Fenerbahçe Demokrasisi bir kere daha gücünü gösterdi ve 7 yıllık Ali Koç dönemi dün itibarıyla sona erdi.
Bu sürecin Nisan ayından beri sancılı bir şekilde devam ettiğini biliyoruz.
Geçen sezon mücadele edilen kupalar peş peşe elden gidince Camia'nın Ali Koç'a karşı büyük bir tepkisi vardı.
Bu kısa sürede olağanüstü kongre çağrısı için imza toplamaya kadar gitti.
Ali Koç tüm bunları görmezden geldi.
Asıl dramatik olanı nasıl Başkan olduğunu, Camia'nın Aziz Yıldırım'a karşı gösterdiği refleksi görmezden gelmesiydi.
Bir yerden sonra "en doğrusunu ben bilirim" halinin kişileri nerelere sürüklediğinin en güzel örneklerinden biridir bu süreç.
Oysa doğru okuma yapanlar Ali Koç'a Haziran ayında bir Kongre toplamasını her fırsatta dile getirdiler.
Tüm bunlara kulağını kapayan bir Başkan figürüne dönüşmüştü Ali Koç.
Şampiyonlar Ligi'nde gruplara kalınabilse, en azından bunu başarabileceğini gösteren bir kadro kurabilse, transferleri zamanında yapabilse, öyle ya da böyle Mourinho polemiği yaşamasa, hadi orayı da geçtik, gönderdiği kadar kariyerli bir teknik direktörle anlaşabilse belki geminin rotasını bile değiştirebilirdi.
Oysa Camia'nın hiçbir beklentisine zamanında karşılık veremeyen bir Yönetim sürdürmeyi tercih etti.
Son gün katıldığı programlarda tıpkı Aziz Yıldırım gibi Fenerbahçe için her şeyini verdiğini söyleyecek duruma kadar geldi.

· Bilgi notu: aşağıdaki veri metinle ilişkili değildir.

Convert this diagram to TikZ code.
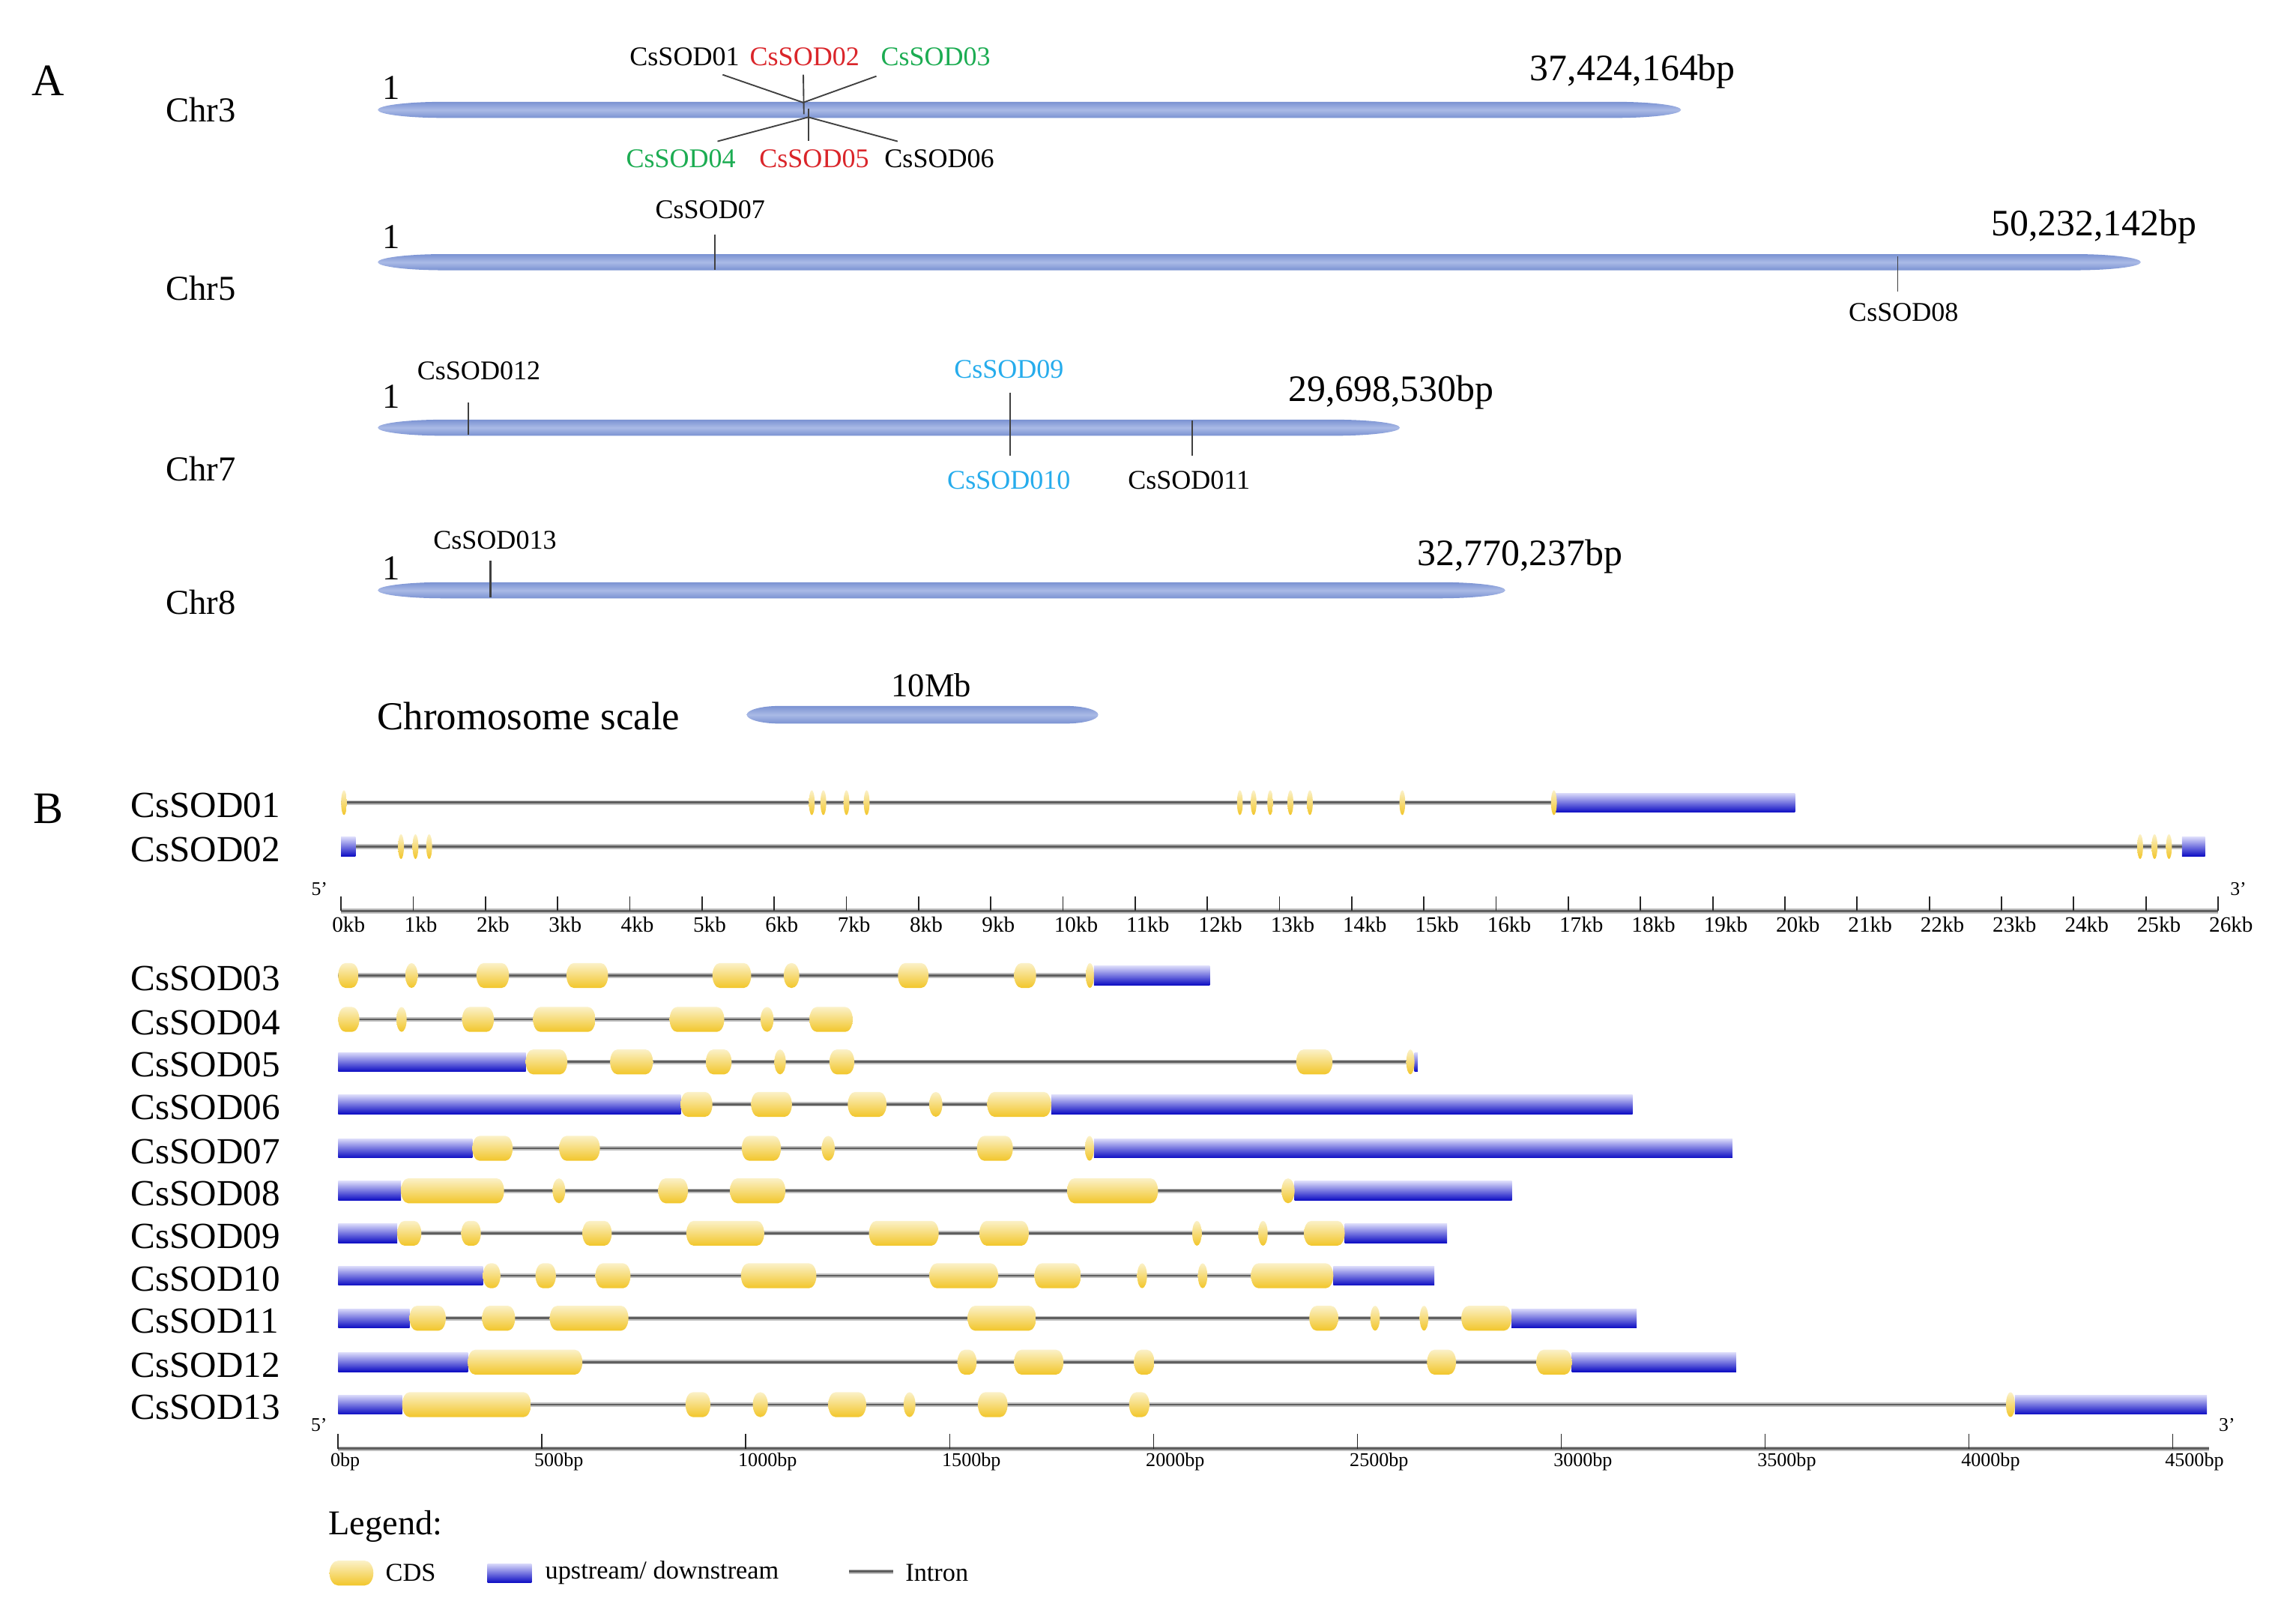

Bu ne demektir çok iyi biliyorsunuz; çaresizlik, daha kötüsü de tek başına kalma hali…
Sadettin Saran bir şey yapmasına gerek kalmayan bir propaganda dönemi geçirdi.
Çünkü Camia tarafından hiçbir şekilde sabır ve tahammül gösterilmeyecek bir Başkan durumuna gelmişti Ali Koç.
Bir anlamda tıpkı selefi Aziz Yıldırım gibi kalabalıklara rağmen bildiğini okumayı sürdürüyordu.
Öğrenilemeyen bir dolu dersler…
Dün Kasımpaşa karşısındaki Fenerbahçe'yi izlediğimizde yanlışların toplamının ne kadar içinden çıkılmaz olduğunu da görmüş olduk.
Sezonun 6. Haftasında 6 puan kaybeden bir Fenerbahçe gerçeği var ortada.
Bu takımı Ali Koç kurdu.
Futbol aklı onun seçtiği kişiydi.
Teknik direktörünü o belirledi.
Sahaya çıkan kadro, sonradan yapılan oyuncu değişiklikleri, sahaya yansıyan oyun, taktiksel planlar…
Sanki 7 yıllık Ali Koç Yönetiminin bir özeti gibiydi.
İzleyene sıkıntı verdiği gibi taraftarına çok daha beteri çaresizlik duygusu yaşatan bir Fenerbahçeydi bu izlediğimiz.
2009 yılından beri Milliyet'te bu sayfalarda maç yorumu yapıyorum; ilk defa sezonun 6. Haftasında bu takımın hali karşısında oyuna, geleceğin daha iyi olacağına dair umut veren bir şey göremiyorum.
Tarzım değildir umarım yanılıyorumdur; ancak Tedesco ile devam edilmesi konusunda dahi çok ciddi şüphelerim, soru işaretlerim var.
Fred, Talisca, İrfan Can, Çağlar…
Bu oyuncuların dördünün aynı anda bir maç kadrosunda olmasının izahının olmadığı kanaatindeyim.
Bakın söylemek istediğim futbolcuların kalite eksiklerine dair değil; tamamen kondisyonel ve form durumlarıyla ilgili.
Fred artık koşamıyor bile.
Talisca'nın tek santrafor oynaması da bir başka akıl tutulması.
Mourinho bir süredir kendisine verilen bu kadroyu en iyi çift forvetle oynayarak kullanabileceği sonucuna varmıştı.